Key-Frame VO Key-Point Data Fusion
I have a key-point based visual odometry routine which accepts as input an RGB-D frame. Successive image are tracked to each other and a cumulative rotation and translation is maintained. In this current form, significant drift occurs. I intend to transition this routine to make use of key-frames, whereby until some sufficient displacement has occurred to necessitate a new key-frame, new RGB-D frames are tracked to the most recent key-frame. Key-frames should significantly reduce drift and are useful for further processing if so desired (m-frame bundle adjustment, etc.).
My question is pretty fundamental. Assume I have performed tracking (key-point matching and PNP) and have [R|t] for the current frame to the current key-frame. Now, given a key-point pair, one in the key-frame and one in the current frame, each with 3D position and uncertainty/covariance, how can I fuse the new data into the key-frame data? Of course, there are many papers that dance around this and take it for granted, but for someone new to this sort of thing, I am having trouble finding a source that offers a good explanation (this might even come from radar systems).
So, you're trying to update the R|t from current to key frame? Why not just add the correspondence to the set you're using to get the R|t you have so far? Maybe I just don't understand by what you mean when you say "fuse it into the key-frame data". Wouldn't the R|t be the current frame's data because the key-frame is the reference?

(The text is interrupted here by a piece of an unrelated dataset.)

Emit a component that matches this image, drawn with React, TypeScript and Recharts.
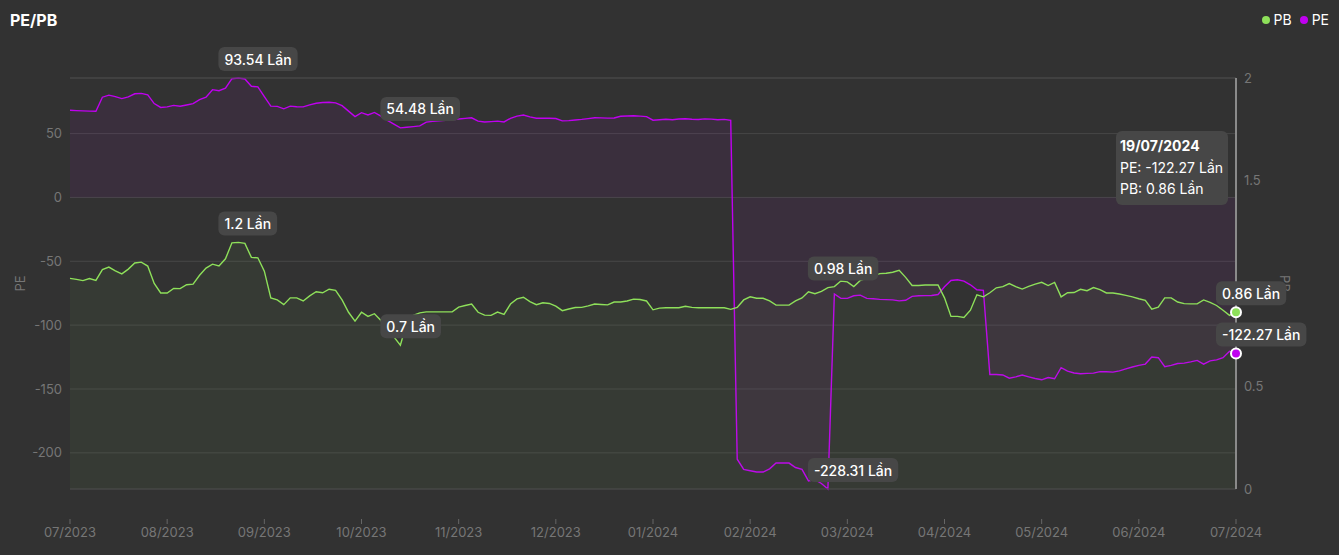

By fuse, I mean to fuse the estimated position and uncertainty of the current keypoint into its corresponding keypoint in the keyframe. The fused measurement then reflects the most probable position and the combined uncertainty of all fused measurements to that keypoint. I would expect this to mean that as multiple frames are tracked to a single keyframe, the uncertainty in the position of the keypoints would decrease and the estimated locations would more closely resemble their true positions.